Link via Jason Kottke
David Chancellor got 3rd place in the People in the News category from the World Press Photo awards.
Local villagers fall upon the body of a dead elephant, starved of meat they reduce the huge carcass to bones in under 2 hours.
24 hours later the bones have also gone, all that’s visible are the fresh tracks from the remaining elephants returning to Mozambique under cover of darkness.
I admit it, I’m only linking this so you get to see Snoop Dogg get the Wall Street Journal stipple portrait treatment.
This story from Financial Times in November seems to have swapped in a new photo, so it’s fortunate that I saved a copy of this one to my hard drive. I was reminded of it after hearing this morning that the Dutch coalition government has collapsed over its Afghanistan withdrawal.

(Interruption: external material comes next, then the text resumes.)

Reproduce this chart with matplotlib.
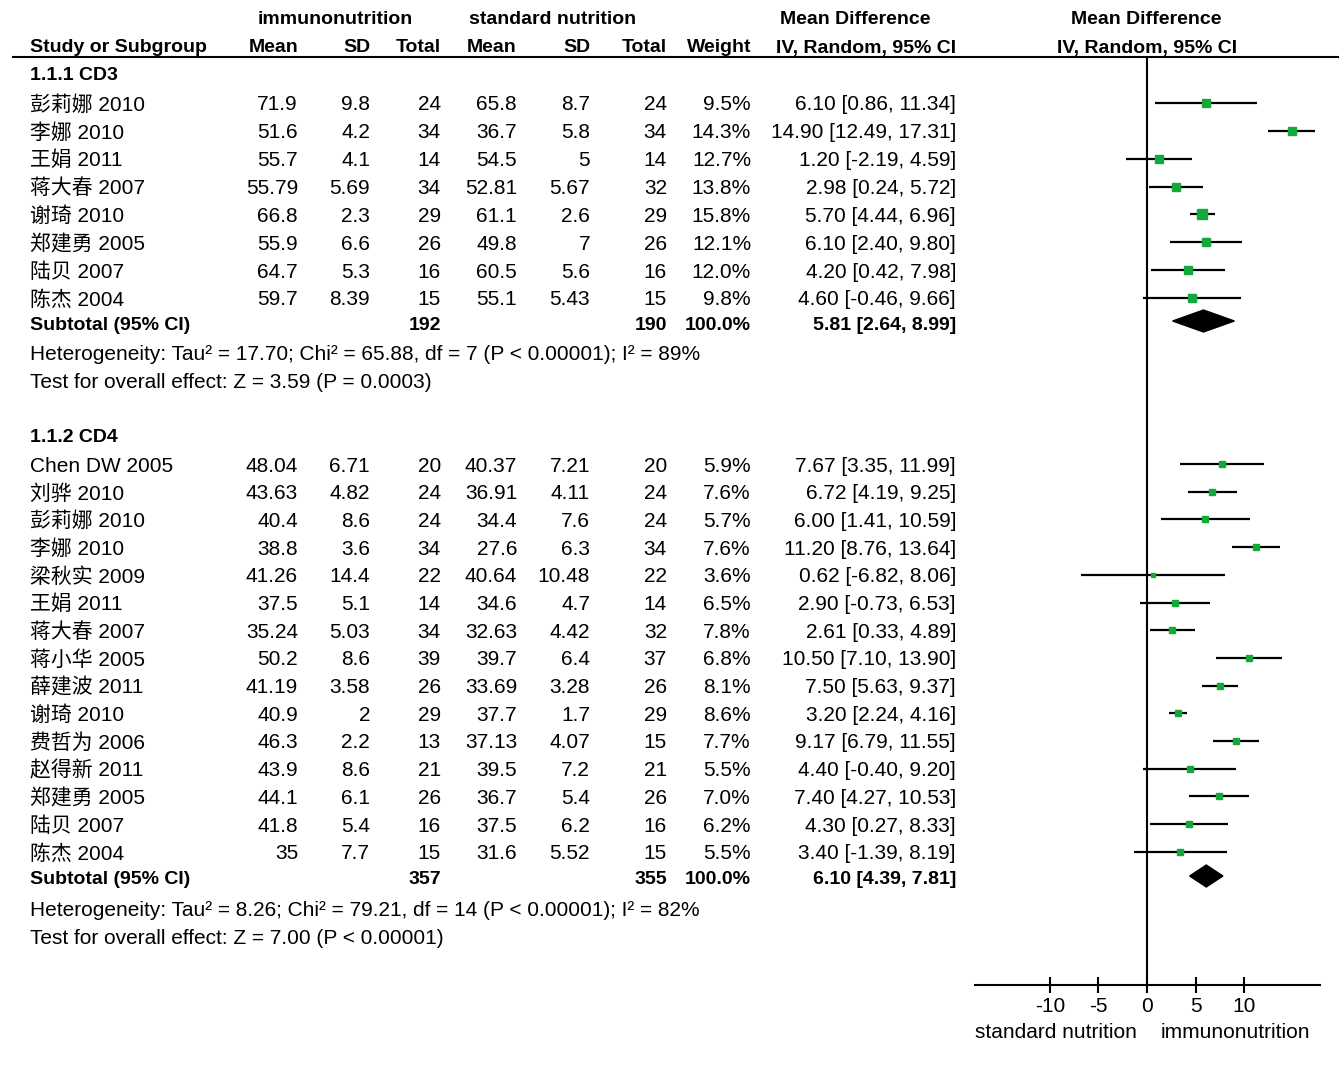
import matplotlib
matplotlib.use('Agg')
import matplotlib.pyplot as plt
from matplotlib.patches import Polygon
import numpy as np

plt.rcParams['font.family'] = ['Liberation Sans', 'Noto Sans CJK SC']

# ---- data: subgroup 1.1.1 CD3
cd3_names = ['彭莉娜 2010', '李娜 2010', '王娟 2011', '蒋大春 2007', '谢琦 2010',
             '郑建勇 2005', '陆贝 2007', '陈杰 2004']
cd3_imm_mean = ['71.9', '51.6', '55.7', '55.79', '66.8', '55.9', '64.7', '59.7']
cd3_imm_sd = ['9.8', '4.2', '4.1', '5.69', '2.3', '6.6', '5.3', '8.39']
cd3_imm_n = [24, 34, 14, 34, 29, 26, 16, 15]
cd3_std_mean = ['65.8', '36.7', '54.5', '52.81', '61.1', '49.8', '60.5', '55.1']
cd3_std_sd = ['8.7', '5.8', '5', '5.67', '2.6', '7', '5.6', '5.43']
cd3_std_n = [24, 34, 14, 32, 29, 26, 16, 15]
cd3_weight = [9.5, 14.3, 12.7, 13.8, 15.8, 12.1, 12.0, 9.8]
cd3_md = [6.10, 14.90, 1.20, 2.98, 5.70, 6.10, 4.20, 4.60]
cd3_lo = [0.86, 12.49, -2.19, 0.24, 4.44, 2.40, 0.42, -0.46]
cd3_hi = [11.34, 17.31, 4.59, 5.72, 6.96, 9.80, 7.98, 9.66]
cd3_total = (192, 190, 5.81, 2.64, 8.99)
cd3_het = 'Heterogeneity: Tau² = 17.70; Chi² = 65.88, df = 7 (P < 0.00001); I² = 89%'
cd3_test = 'Test for overall effect: Z = 3.59 (P = 0.0003)'

# ---- data: subgroup 1.1.2 CD4
cd4_names = ['Chen DW 2005', '刘骅 2010', '彭莉娜 2010', '李娜 2010', '梁秋实 2009',
             '王娟 2011', '蒋大春 2007', '蒋小华 2005', '薛建波 2011', '谢琦 2010',
             '费哲为 2006', '赵得新 2011', '郑建勇 2005', '陆贝 2007', '陈杰 2004']
cd4_imm_mean = ['48.04', '43.63', '40.4', '38.8', '41.26', '37.5', '35.24', '50.2',
                '41.19', '40.9', '46.3', '43.9', '44.1', '41.8', '35']
cd4_imm_sd = ['6.71', '4.82', '8.6', '3.6', '14.4', '5.1', '5.03', '8.6', '3.58',
              '2', '2.2', '8.6', '6.1', '5.4', '7.7']
cd4_imm_n = [20, 24, 24, 34, 22, 14, 34, 39, 26, 29, 13, 21, 26, 16, 15]
cd4_std_mean = ['40.37', '36.91', '34.4', '27.6', '40.64', '34.6', '32.63', '39.7',
                '33.69', '37.7', '37.13', '39.5', '36.7', '37.5', '31.6']
cd4_std_sd = ['7.21', '4.11', '7.6', '6.3', '10.48', '4.7', '4.42', '6.4', '3.28',
              '1.7', '4.07', '7.2', '5.4', '6.2', '5.52']
cd4_std_n = [20, 24, 24, 34, 22, 14, 32, 37, 26, 29, 15, 21, 26, 16, 15]
cd4_weight = [5.9, 7.6, 5.7, 7.6, 3.6, 6.5, 7.8, 6.8, 8.1, 8.6, 7.7, 5.5, 7.0, 6.2, 5.5]
cd4_md = [7.67, 6.72, 6.00, 11.20, 0.62, 2.90, 2.61, 10.50, 7.50, 3.20, 9.17, 4.40,
          7.40, 4.30, 3.40]
cd4_lo = [3.35, 4.19, 1.41, 8.76, -6.82, -0.73, 0.33, 7.10, 5.63, 2.24, 6.79, -0.40,
          4.27, 0.27, -1.39]
cd4_hi = [11.99, 9.25, 10.59, 13.64, 8.06, 6.53, 4.89, 13.90, 9.37, 4.16, 11.55, 9.20,
          10.53, 8.33, 8.19]
cd4_total = (357, 355, 6.10, 4.39, 7.81)
cd4_het = 'Heterogeneity: Tau² = 8.26; Chi² = 79.21, df = 14 (P < 0.00001); I² = 82%'
cd4_test = 'Test for overall effect: Z = 7.00 (P < 0.00001)'

ticks = [-10, -5, 0, 5, 10]

W, H = 1340, 1066
fig = plt.figure(figsize=(W / 100, H / 100), dpi=100)
fig.patch.set_facecolor('white')

# text layer in pixel coordinates
tab = fig.add_axes([0, 0, 1, 1])
tab.set_xlim(0, W)
tab.set_ylim(H, 0)
tab.axis('off')

# forest panel
x0, x1, ytop, ybot = 975, 1320, 57, 985
fa = fig.add_axes([x0 / W, (H - ybot) / H, (x1 - x0) / W, (ybot - ytop) / H])
fa.set_xlim(-17.7, 17.8)
fa.set_ylim(ybot, ytop)
fa.patch.set_alpha(0)
for s in ['top', 'left', 'right']:
    fa.spines[s].set_visible(False)
fa.spines['bottom'].set_linewidth(1.5)
fa.set_yticks([])
fa.set_xticks(ticks)
fa.set_xticklabels([str(t) for t in ticks])
fa.tick_params(axis='x', direction='inout', length=11, width=1.5, labelsize=15, pad=3)
fa.axvline(0, color='black', lw=1.5)

fs = 15      # regular text
fsb = 14     # bold text
dy = 2       # small downward nudge for text baselines
cols = [298, 370, 441, 517, 590, 667, 751, 956]   # right edges of numeric columns


def put(x, y, s, ha='right', bold=False):
    tab.text(x, y + dy, s, ha=ha, va='center', fontsize=fsb if bold else fs,
             fontweight='bold' if bold else 'normal', color='black')


# header
put(335, 18, 'immunonutrition', ha='center', bold=True)
put(553, 18, 'standard nutrition', ha='center', bold=True)
put(855, 18, 'Mean Difference', ha='center', bold=True)
put(1146, 18, 'Mean Difference', ha='center', bold=True)
put(30, 46, 'Study or Subgroup', ha='left', bold=True)
for x, lab in zip(cols, ['Mean', 'SD', 'Total', 'Mean', 'SD', 'Total', 'Weight',
                         'IV, Random, 95% CI']):
    put(x, 46, lab, bold=True)
put(1147, 46, 'IV, Random, 95% CI', ha='center', bold=True)
tab.plot([13, 1338], [57, 57], color='black', lw=1.5)


def subgroup(title, y_title, y0, step, names, im, isd, inn, sm, ssd, sn, w, md, lo, hi,
             total, y_sub, het, test):
    put(30, y_title, title, ha='left', bold=True)
    for i in range(len(names)):
        y = y0 + i * step
        put(30, y, names[i], ha='left')
        vals = [im[i], isd[i], str(inn[i]), sm[i], ssd[i], str(sn[i]),
                '%.1f%%' % w[i], '%.2f [%.2f, %.2f]' % (md[i], lo[i], hi[i])]
        for x, v in zip(cols, vals):
            put(x, y, v)
        fa.plot([lo[i], hi[i]], [y, y], color='black', lw=1.6, clip_on=True,
                solid_capstyle='butt')
        fa.plot(md[i], y, marker='s', color='#12a83a', mec='#12a83a',
                ms=np.sqrt(w[i]) * 1.65, zorder=3)
    put(30, y_sub, 'Subtotal (95% CI)', ha='left', bold=True)
    put(cols[2], y_sub, str(total[0]), bold=True)
    put(cols[5], y_sub, str(total[1]), bold=True)
    put(cols[6], y_sub, '100.0%', bold=True)
    put(cols[7], y_sub, '%.2f [%.2f, %.2f]' % (total[2], total[3], total[4]), bold=True)
    dia = Polygon([[total[3], y_sub - 2], [total[2], y_sub - 13],
                   [total[4], y_sub - 2], [total[2], y_sub + 9]],
                  closed=True, color='black')
    fa.add_patch(dia)
    put(30, y_sub + 30, het, ha='left')
    put(30, y_sub + 58, test, ha='left')


subgroup('1.1.1 CD3', 74, 103, 27.85, cd3_names, cd3_imm_mean, cd3_imm_sd, cd3_imm_n,
         cd3_std_mean, cd3_std_sd, cd3_std_n, cd3_weight, cd3_md, cd3_lo, cd3_hi,
         cd3_total, 323, cd3_het, cd3_test)
subgroup('1.1.2 CD4', 435, 464, 27.7, cd4_names, cd4_imm_mean, cd4_imm_sd, cd4_imm_n,
         cd4_std_mean, cd4_std_sd, cd4_std_n, cd4_weight, cd4_md, cd4_lo, cd4_hi,
         cd4_total, 878, cd4_het, cd4_test)

# favours labels
put(1056, 1030, 'standard nutrition', ha='center')
put(1235, 1030, 'immunonutrition', ha='center')

plt.savefig('out.png', dpi=100, facecolor='white')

The Dutch have gone to considerable lengths to gain the confidence of locals with carefully calibrated patrolling of the province. “We recently started doing patrols on bicycles in Tarin Kowt,” said a senior Dutch official. “The population was surprised but they reacted positively. It is much easier to come into contact with people on a bicycle than sitting on a Bushmaster [protected mobility vehicle].”
The 1980 Olympics were kind of crazy:
After setting a new world record on July 30th, Polish pole vaulter Wladyslaw Kozakiewicz made a rude gesture (bras d’honneur) to the hostile, jeering Moscow crowd. The crowd was rooting for Soviet jumper Konstantin Volkov. The image was seen around the world except ironically in the Soviet Union and its satellite states. To many, it signified Polish resentment of Russia’s control over Eastern Europe; in Poland, the gesture became immediately known as Kozakiewicz’s gesture. (gest Kozakiewicza).
After the Olympics, the Soviet ambassador to Poland demanded that Kozakiewicz be stripped of his medal over his “insult to the Soviet people”. The official response of the Polish government was that the gesture had been an involuntary muscle spasm caused by his exertion. Kozakiewicz for his part promptly defected to West Germany.